▶ _Problem description_:
Examine the entries below, count the lines holding the string "chart", and respond with the number only.

▶ _Records shown_:
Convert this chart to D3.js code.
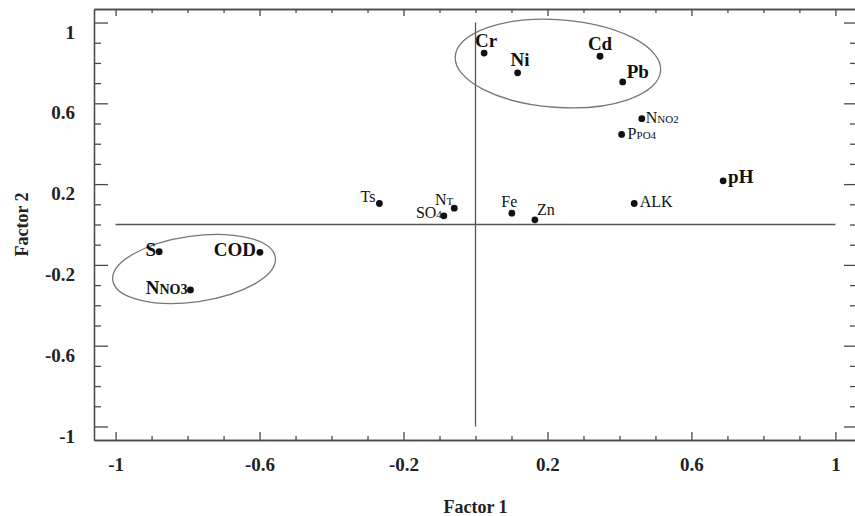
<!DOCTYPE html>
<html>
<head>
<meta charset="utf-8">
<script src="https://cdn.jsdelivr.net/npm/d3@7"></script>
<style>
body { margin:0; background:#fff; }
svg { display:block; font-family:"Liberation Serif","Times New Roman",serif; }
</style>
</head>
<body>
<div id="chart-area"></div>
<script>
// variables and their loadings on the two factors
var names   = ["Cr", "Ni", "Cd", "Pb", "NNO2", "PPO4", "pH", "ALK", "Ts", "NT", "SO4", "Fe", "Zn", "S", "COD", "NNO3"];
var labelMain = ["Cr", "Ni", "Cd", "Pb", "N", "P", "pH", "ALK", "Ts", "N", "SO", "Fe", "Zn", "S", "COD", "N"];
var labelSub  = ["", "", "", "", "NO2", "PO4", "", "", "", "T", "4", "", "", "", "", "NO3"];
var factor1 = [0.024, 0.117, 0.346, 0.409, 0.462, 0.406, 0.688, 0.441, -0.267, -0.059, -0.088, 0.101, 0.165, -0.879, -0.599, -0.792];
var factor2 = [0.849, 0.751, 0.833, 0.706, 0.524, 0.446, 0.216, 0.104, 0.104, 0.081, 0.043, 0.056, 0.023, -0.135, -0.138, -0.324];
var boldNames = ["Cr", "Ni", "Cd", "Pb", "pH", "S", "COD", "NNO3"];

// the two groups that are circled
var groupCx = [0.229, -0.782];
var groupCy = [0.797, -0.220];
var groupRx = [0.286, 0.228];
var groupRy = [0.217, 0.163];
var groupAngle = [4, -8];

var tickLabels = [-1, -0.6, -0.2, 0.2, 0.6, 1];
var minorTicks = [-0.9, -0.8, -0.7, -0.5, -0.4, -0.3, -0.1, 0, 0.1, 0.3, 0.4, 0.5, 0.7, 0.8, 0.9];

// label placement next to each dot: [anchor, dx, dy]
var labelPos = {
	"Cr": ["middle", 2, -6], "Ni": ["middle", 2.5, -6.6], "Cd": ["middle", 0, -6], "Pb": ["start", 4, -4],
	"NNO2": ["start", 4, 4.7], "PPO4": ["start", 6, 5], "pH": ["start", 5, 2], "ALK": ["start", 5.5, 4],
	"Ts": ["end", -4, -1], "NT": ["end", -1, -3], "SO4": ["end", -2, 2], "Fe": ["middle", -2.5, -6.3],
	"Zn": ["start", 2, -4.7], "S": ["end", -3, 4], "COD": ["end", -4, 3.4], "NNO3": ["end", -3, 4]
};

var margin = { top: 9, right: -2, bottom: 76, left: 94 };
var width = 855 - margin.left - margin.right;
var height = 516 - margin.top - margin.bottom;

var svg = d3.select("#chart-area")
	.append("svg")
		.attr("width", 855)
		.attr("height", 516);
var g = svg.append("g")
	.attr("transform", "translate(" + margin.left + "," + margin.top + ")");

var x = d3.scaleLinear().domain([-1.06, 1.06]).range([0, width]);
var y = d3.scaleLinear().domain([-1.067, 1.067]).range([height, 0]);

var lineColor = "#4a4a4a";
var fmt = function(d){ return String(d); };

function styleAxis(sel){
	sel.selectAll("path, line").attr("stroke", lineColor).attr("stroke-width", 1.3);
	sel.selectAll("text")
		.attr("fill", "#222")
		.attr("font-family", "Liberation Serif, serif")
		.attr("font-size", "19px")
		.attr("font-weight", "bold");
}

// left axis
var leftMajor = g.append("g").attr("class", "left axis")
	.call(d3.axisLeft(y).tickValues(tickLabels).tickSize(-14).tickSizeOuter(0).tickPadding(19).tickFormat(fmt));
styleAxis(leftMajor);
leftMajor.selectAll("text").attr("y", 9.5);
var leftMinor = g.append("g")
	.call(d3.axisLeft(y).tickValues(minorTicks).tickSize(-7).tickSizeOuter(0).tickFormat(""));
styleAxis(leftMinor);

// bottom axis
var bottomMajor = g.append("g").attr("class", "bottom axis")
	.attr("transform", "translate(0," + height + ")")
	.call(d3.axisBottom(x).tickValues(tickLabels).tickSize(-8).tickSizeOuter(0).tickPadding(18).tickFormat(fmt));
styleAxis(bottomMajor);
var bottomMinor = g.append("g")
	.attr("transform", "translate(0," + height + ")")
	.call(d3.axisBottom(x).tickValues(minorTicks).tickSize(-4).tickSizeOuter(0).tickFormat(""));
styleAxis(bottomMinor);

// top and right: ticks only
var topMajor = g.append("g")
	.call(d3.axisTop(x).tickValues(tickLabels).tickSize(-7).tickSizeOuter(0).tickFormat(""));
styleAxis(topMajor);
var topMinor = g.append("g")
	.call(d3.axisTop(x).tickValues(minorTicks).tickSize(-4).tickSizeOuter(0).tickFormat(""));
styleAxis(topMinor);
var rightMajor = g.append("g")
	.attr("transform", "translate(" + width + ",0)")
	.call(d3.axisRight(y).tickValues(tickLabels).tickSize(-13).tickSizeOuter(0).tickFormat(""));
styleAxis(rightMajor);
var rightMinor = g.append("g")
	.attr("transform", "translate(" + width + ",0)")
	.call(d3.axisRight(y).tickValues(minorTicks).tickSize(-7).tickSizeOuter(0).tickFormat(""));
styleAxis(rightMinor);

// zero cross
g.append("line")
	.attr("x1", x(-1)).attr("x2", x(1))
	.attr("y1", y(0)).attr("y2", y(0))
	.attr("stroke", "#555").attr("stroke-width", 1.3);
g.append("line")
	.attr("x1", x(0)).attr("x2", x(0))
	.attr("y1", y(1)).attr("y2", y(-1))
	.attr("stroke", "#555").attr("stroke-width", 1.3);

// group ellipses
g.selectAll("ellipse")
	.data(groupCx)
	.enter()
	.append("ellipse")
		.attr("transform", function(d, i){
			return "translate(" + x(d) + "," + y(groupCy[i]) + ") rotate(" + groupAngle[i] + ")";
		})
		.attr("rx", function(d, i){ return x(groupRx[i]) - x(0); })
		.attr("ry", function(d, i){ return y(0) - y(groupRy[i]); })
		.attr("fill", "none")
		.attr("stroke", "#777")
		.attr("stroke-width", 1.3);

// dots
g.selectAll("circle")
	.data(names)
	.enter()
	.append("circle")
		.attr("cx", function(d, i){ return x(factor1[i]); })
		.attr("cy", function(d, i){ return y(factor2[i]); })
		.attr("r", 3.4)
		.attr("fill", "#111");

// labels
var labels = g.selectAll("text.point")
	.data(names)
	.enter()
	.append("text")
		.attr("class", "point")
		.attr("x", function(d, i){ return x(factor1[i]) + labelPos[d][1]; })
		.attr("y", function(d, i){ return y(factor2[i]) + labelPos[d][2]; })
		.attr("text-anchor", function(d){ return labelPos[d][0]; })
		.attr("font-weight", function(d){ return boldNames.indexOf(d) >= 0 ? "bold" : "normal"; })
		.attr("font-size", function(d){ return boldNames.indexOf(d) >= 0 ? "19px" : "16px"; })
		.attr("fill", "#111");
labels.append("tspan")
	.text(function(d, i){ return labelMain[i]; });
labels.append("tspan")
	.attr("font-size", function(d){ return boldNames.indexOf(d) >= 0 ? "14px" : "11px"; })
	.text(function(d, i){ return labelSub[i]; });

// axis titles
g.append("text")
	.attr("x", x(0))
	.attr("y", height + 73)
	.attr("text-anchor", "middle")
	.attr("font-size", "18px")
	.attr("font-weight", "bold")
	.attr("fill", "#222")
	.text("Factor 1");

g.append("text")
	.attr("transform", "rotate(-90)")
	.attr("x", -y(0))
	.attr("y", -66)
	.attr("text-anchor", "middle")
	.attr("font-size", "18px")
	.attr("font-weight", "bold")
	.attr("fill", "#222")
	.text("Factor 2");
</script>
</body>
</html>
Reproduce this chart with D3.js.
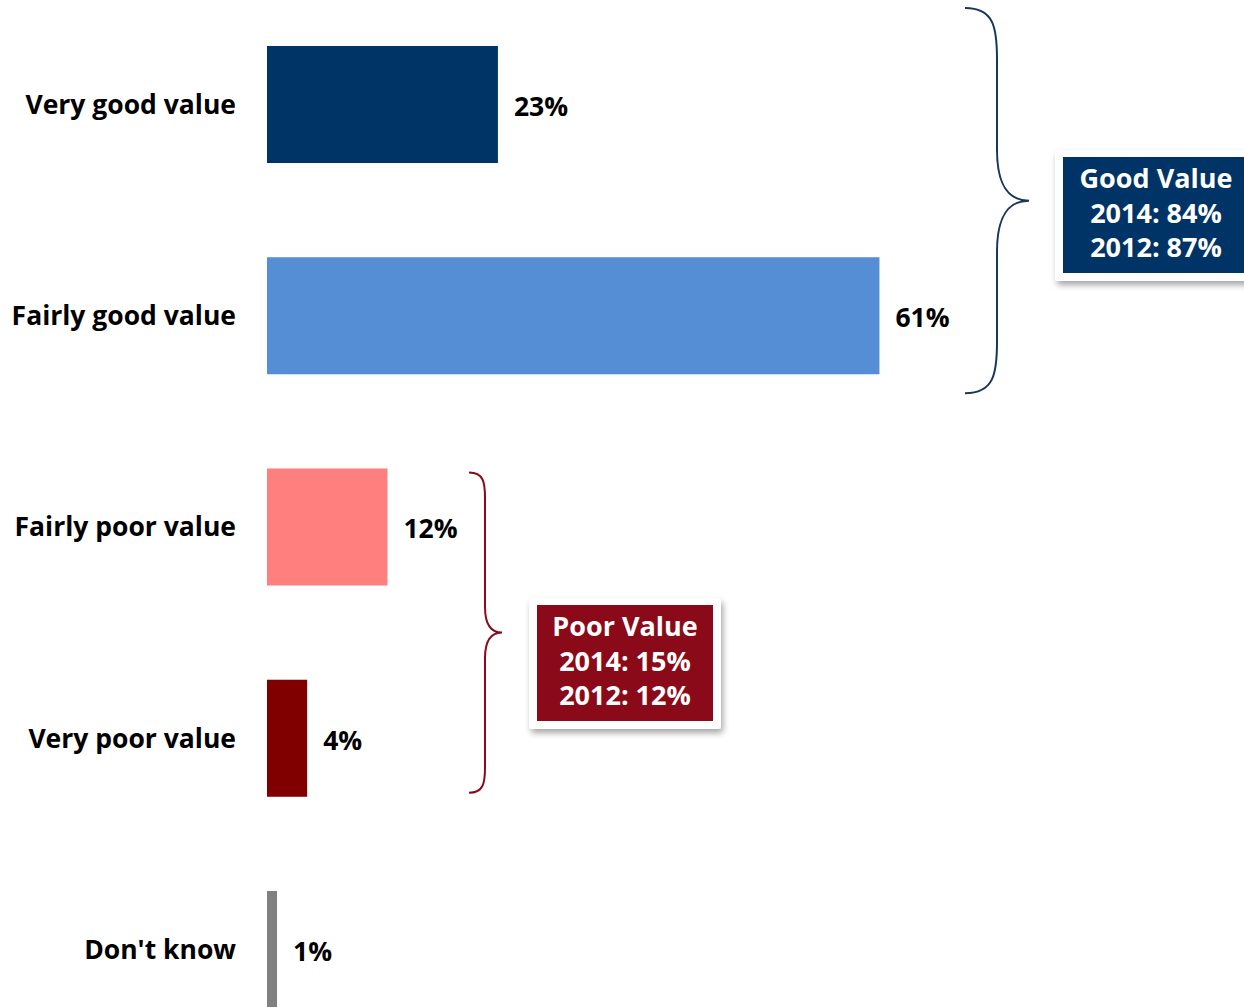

▶ _Correct answer_:
4